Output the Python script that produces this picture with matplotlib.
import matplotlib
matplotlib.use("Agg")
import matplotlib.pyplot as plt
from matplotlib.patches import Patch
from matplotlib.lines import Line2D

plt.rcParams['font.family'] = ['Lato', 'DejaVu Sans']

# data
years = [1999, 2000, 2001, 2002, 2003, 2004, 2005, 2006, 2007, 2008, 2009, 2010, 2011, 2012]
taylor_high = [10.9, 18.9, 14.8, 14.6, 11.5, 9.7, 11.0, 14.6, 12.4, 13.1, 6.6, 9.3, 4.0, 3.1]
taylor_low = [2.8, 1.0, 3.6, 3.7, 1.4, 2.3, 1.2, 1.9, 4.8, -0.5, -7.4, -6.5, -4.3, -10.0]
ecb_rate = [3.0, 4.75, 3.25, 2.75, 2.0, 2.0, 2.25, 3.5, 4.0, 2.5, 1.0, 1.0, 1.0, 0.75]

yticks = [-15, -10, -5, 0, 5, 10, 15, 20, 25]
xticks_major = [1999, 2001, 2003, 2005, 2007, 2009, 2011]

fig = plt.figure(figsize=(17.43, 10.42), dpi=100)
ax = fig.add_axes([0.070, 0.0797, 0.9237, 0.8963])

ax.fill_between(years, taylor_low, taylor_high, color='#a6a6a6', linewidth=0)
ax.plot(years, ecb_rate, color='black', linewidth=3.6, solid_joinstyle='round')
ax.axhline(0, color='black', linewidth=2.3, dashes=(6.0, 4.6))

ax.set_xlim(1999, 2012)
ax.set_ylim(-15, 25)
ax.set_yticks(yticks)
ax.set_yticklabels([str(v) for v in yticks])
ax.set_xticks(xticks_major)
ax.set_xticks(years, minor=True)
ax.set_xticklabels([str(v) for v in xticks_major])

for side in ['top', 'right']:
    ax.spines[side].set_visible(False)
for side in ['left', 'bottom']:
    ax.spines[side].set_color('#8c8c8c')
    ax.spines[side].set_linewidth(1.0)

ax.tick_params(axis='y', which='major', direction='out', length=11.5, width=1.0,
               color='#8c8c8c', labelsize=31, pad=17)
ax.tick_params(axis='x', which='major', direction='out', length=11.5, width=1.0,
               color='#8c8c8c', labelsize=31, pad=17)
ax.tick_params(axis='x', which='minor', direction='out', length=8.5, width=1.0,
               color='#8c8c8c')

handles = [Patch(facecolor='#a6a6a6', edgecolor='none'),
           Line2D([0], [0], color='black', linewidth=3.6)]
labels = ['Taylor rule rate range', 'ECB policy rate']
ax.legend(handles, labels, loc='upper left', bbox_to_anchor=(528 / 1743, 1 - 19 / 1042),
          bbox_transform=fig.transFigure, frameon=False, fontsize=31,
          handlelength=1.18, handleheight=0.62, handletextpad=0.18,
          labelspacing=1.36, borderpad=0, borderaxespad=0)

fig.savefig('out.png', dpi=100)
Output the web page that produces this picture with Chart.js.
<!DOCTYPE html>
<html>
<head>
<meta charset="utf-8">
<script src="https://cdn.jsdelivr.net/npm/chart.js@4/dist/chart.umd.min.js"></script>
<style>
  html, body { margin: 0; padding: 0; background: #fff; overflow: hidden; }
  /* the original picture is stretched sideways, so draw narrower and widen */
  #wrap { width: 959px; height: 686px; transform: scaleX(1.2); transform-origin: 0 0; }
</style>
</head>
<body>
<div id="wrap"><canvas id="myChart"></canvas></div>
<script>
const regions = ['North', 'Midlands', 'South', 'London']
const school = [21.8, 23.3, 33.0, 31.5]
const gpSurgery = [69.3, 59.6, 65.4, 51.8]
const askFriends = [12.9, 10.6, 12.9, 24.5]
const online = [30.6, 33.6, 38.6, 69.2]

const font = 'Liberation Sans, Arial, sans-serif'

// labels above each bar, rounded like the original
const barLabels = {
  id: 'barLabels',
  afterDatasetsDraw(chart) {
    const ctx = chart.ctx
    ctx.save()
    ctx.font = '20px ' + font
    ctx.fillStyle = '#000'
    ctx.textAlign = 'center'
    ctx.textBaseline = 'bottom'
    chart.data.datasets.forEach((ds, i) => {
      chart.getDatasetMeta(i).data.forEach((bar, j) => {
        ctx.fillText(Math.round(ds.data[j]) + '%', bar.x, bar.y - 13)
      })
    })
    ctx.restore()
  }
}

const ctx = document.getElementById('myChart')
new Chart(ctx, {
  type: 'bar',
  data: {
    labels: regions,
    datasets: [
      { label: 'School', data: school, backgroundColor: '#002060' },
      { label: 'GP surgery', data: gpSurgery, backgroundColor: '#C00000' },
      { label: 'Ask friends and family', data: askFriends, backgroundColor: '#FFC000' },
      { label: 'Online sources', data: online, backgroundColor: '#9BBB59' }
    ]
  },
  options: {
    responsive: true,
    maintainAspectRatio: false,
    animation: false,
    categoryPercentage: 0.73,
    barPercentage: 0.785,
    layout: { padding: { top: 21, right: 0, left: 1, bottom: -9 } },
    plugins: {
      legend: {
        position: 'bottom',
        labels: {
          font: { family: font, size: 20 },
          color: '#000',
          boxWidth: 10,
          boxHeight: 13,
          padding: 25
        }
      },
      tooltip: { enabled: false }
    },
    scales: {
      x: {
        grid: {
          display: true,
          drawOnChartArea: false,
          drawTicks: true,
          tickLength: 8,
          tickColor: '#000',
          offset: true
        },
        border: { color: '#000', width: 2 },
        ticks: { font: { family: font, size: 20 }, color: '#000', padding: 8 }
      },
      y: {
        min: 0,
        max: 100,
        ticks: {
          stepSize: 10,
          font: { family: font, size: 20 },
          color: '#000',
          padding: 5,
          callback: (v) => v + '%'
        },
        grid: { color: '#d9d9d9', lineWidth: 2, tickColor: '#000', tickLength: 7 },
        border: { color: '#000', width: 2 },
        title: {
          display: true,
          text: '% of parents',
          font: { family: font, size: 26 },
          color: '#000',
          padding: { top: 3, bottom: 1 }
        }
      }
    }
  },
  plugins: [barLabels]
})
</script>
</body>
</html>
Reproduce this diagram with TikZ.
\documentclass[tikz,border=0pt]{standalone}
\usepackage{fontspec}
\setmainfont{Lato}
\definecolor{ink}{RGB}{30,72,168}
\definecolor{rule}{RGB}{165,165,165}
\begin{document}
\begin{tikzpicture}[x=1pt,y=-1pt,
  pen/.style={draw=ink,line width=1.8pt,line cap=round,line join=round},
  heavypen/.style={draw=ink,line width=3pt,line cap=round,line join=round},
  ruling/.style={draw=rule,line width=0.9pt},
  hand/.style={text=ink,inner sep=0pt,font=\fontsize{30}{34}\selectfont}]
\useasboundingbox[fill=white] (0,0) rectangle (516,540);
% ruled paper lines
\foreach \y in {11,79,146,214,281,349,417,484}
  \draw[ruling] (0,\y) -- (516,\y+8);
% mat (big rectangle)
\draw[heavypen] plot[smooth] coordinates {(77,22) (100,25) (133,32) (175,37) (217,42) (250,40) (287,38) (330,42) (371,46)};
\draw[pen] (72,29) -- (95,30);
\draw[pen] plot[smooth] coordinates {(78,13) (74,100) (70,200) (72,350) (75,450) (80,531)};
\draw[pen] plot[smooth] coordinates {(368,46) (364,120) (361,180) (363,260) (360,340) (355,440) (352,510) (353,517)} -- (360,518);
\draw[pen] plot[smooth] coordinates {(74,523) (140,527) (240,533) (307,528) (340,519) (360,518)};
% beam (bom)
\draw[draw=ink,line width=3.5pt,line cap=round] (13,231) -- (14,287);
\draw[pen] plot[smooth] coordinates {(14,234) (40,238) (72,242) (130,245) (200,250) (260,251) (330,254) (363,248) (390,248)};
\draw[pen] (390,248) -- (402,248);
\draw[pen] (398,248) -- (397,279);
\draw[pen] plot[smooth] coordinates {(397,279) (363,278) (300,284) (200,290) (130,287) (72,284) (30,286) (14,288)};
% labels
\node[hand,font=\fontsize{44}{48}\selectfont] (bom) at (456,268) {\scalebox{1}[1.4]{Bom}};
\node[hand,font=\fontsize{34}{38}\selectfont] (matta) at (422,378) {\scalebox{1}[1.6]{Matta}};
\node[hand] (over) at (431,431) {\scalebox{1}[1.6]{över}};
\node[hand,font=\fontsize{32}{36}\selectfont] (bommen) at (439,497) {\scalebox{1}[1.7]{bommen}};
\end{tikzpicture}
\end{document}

-*-

Write out again, exactly, the lines from the one holding "Reproduce this diagram with TikZ." through the end of the listing, with both ends included.

Worked answer:
Reproduce this diagram with TikZ.
\documentclass[tikz,border=0pt]{standalone}
\usepackage{fontspec}
\setmainfont{Lato}
\definecolor{ink}{RGB}{30,72,168}
\definecolor{rule}{RGB}{165,165,165}
\begin{document}
\begin{tikzpicture}[x=1pt,y=-1pt,
  pen/.style={draw=ink,line width=1.8pt,line cap=round,line join=round},
  heavypen/.style={draw=ink,line width=3pt,line cap=round,line join=round},
  ruling/.style={draw=rule,line width=0.9pt},
  hand/.style={text=ink,inner sep=0pt,font=\fontsize{30}{34}\selectfont}]
\useasboundingbox[fill=white] (0,0) rectangle (516,540);
% ruled paper lines
\foreach \y in {11,79,146,214,281,349,417,484}
  \draw[ruling] (0,\y) -- (516,\y+8);
% mat (big rectangle)
\draw[heavypen] plot[smooth] coordinates {(77,22) (100,25) (133,32) (175,37) (217,42) (250,40) (287,38) (330,42) (371,46)};
\draw[pen] (72,29) -- (95,30);
\draw[pen] plot[smooth] coordinates {(78,13) (74,100) (70,200) (72,350) (75,450) (80,531)};
\draw[pen] plot[smooth] coordinates {(368,46) (364,120) (361,180) (363,260) (360,340) (355,440) (352,510) (353,517)} -- (360,518);
\draw[pen] plot[smooth] coordinates {(74,523) (140,527) (240,533) (307,528) (340,519) (360,518)};
% beam (bom)
\draw[draw=ink,line width=3.5pt,line cap=round] (13,231) -- (14,287);
\draw[pen] plot[smooth] coordinates {(14,234) (40,238) (72,242) (130,245) (200,250) (260,251) (330,254) (363,248) (390,248)};
\draw[pen] (390,248) -- (402,248);
\draw[pen] (398,248) -- (397,279);
\draw[pen] plot[smooth] coordinates {(397,279) (363,278) (300,284) (200,290) (130,287) (72,284) (30,286) (14,288)};
% labels
\node[hand,font=\fontsize{44}{48}\selectfont] (bom) at (456,268) {\scalebox{1}[1.4]{Bom}};
\node[hand,font=\fontsize{34}{38}\selectfont] (matta) at (422,378) {\scalebox{1}[1.6]{Matta}};
\node[hand] (over) at (431,431) {\scalebox{1}[1.6]{över}};
\node[hand,font=\fontsize{32}{36}\selectfont] (bommen) at (439,497) {\scalebox{1}[1.7]{bommen}};
\end{tikzpicture}
\end{document}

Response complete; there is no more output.